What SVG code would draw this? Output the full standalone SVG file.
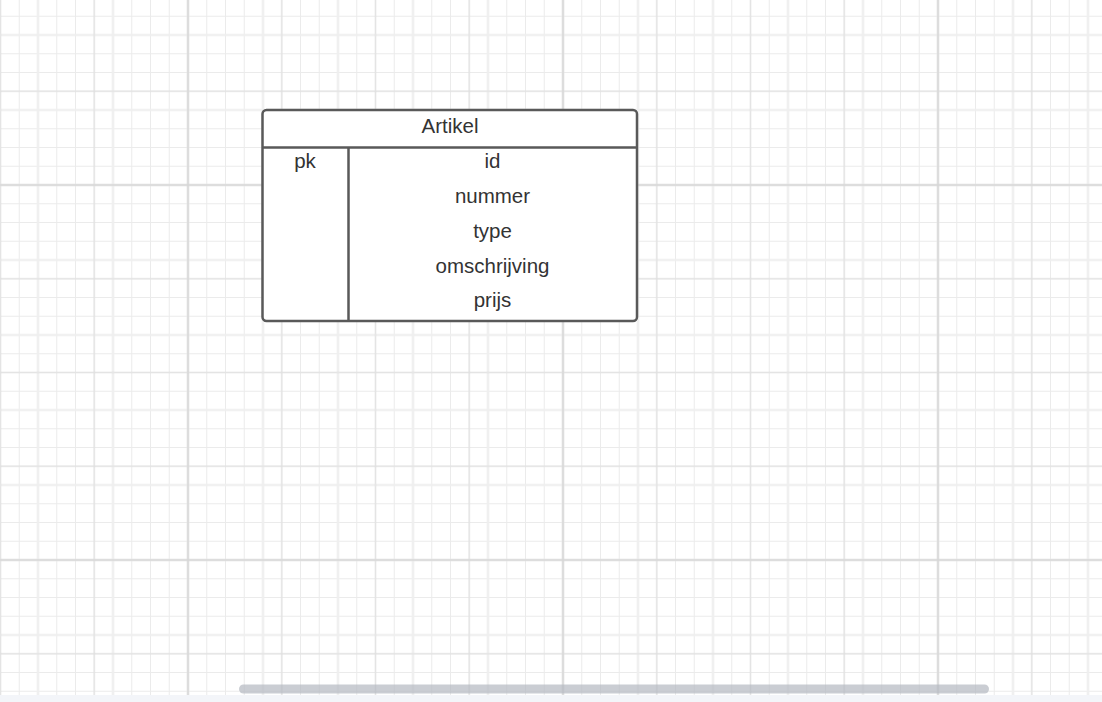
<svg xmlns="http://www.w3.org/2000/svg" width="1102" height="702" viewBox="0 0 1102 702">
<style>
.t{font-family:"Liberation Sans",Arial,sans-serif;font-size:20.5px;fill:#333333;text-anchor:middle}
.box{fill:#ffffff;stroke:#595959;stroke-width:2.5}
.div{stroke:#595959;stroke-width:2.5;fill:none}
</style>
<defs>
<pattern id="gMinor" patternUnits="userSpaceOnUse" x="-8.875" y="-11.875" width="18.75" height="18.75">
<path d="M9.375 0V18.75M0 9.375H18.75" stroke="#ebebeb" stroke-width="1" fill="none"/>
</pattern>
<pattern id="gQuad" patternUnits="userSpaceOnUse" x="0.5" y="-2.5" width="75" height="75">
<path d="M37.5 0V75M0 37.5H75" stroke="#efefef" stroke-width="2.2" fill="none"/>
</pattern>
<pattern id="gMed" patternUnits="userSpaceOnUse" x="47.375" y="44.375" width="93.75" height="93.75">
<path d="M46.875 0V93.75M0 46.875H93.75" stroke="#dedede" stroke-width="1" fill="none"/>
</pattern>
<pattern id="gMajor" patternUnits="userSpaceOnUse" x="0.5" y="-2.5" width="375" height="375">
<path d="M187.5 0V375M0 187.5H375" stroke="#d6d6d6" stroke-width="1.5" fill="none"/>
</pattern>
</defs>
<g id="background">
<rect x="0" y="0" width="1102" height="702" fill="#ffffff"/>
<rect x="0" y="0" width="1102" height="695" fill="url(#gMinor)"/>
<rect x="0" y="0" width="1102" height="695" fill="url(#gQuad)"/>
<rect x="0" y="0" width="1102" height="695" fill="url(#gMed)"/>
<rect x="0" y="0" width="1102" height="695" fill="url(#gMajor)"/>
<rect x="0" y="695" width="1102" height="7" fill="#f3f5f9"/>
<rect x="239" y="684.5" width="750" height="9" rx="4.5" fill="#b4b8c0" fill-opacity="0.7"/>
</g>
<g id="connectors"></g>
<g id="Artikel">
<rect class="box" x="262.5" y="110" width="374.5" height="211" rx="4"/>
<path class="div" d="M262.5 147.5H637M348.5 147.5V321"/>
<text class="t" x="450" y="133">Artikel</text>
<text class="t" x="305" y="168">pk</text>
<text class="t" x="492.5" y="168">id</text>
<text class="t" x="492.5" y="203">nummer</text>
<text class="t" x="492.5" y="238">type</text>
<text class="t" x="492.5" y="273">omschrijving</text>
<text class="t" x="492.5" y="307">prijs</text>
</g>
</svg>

(Do this)
Copy the whole listing above word for word but do not carry over the pictures.

(Correct answer)
What SVG code would draw this? Output the full standalone SVG file.
<svg xmlns="http://www.w3.org/2000/svg" width="1102" height="702" viewBox="0 0 1102 702">
<style>
.t{font-family:"Liberation Sans",Arial,sans-serif;font-size:20.5px;fill:#333333;text-anchor:middle}
.box{fill:#ffffff;stroke:#595959;stroke-width:2.5}
.div{stroke:#595959;stroke-width:2.5;fill:none}
</style>
<defs>
<pattern id="gMinor" patternUnits="userSpaceOnUse" x="-8.875" y="-11.875" width="18.75" height="18.75">
<path d="M9.375 0V18.75M0 9.375H18.75" stroke="#ebebeb" stroke-width="1" fill="none"/>
</pattern>
<pattern id="gQuad" patternUnits="userSpaceOnUse" x="0.5" y="-2.5" width="75" height="75">
<path d="M37.5 0V75M0 37.5H75" stroke="#efefef" stroke-width="2.2" fill="none"/>
</pattern>
<pattern id="gMed" patternUnits="userSpaceOnUse" x="47.375" y="44.375" width="93.75" height="93.75">
<path d="M46.875 0V93.75M0 46.875H93.75" stroke="#dedede" stroke-width="1" fill="none"/>
</pattern>
<pattern id="gMajor" patternUnits="userSpaceOnUse" x="0.5" y="-2.5" width="375" height="375">
<path d="M187.5 0V375M0 187.5H375" stroke="#d6d6d6" stroke-width="1.5" fill="none"/>
</pattern>
</defs>
<g id="background">
<rect x="0" y="0" width="1102" height="702" fill="#ffffff"/>
<rect x="0" y="0" width="1102" height="695" fill="url(#gMinor)"/>
<rect x="0" y="0" width="1102" height="695" fill="url(#gQuad)"/>
<rect x="0" y="0" width="1102" height="695" fill="url(#gMed)"/>
<rect x="0" y="0" width="1102" height="695" fill="url(#gMajor)"/>
<rect x="0" y="695" width="1102" height="7" fill="#f3f5f9"/>
<rect x="239" y="684.5" width="750" height="9" rx="4.5" fill="#b4b8c0" fill-opacity="0.7"/>
</g>
<g id="connectors"></g>
<g id="Artikel">
<rect class="box" x="262.5" y="110" width="374.5" height="211" rx="4"/>
<path class="div" d="M262.5 147.5H637M348.5 147.5V321"/>
<text class="t" x="450" y="133">Artikel</text>
<text class="t" x="305" y="168">pk</text>
<text class="t" x="492.5" y="168">id</text>
<text class="t" x="492.5" y="203">nummer</text>
<text class="t" x="492.5" y="238">type</text>
<text class="t" x="492.5" y="273">omschrijving</text>
<text class="t" x="492.5" y="307">prijs</text>
</g>
</svg>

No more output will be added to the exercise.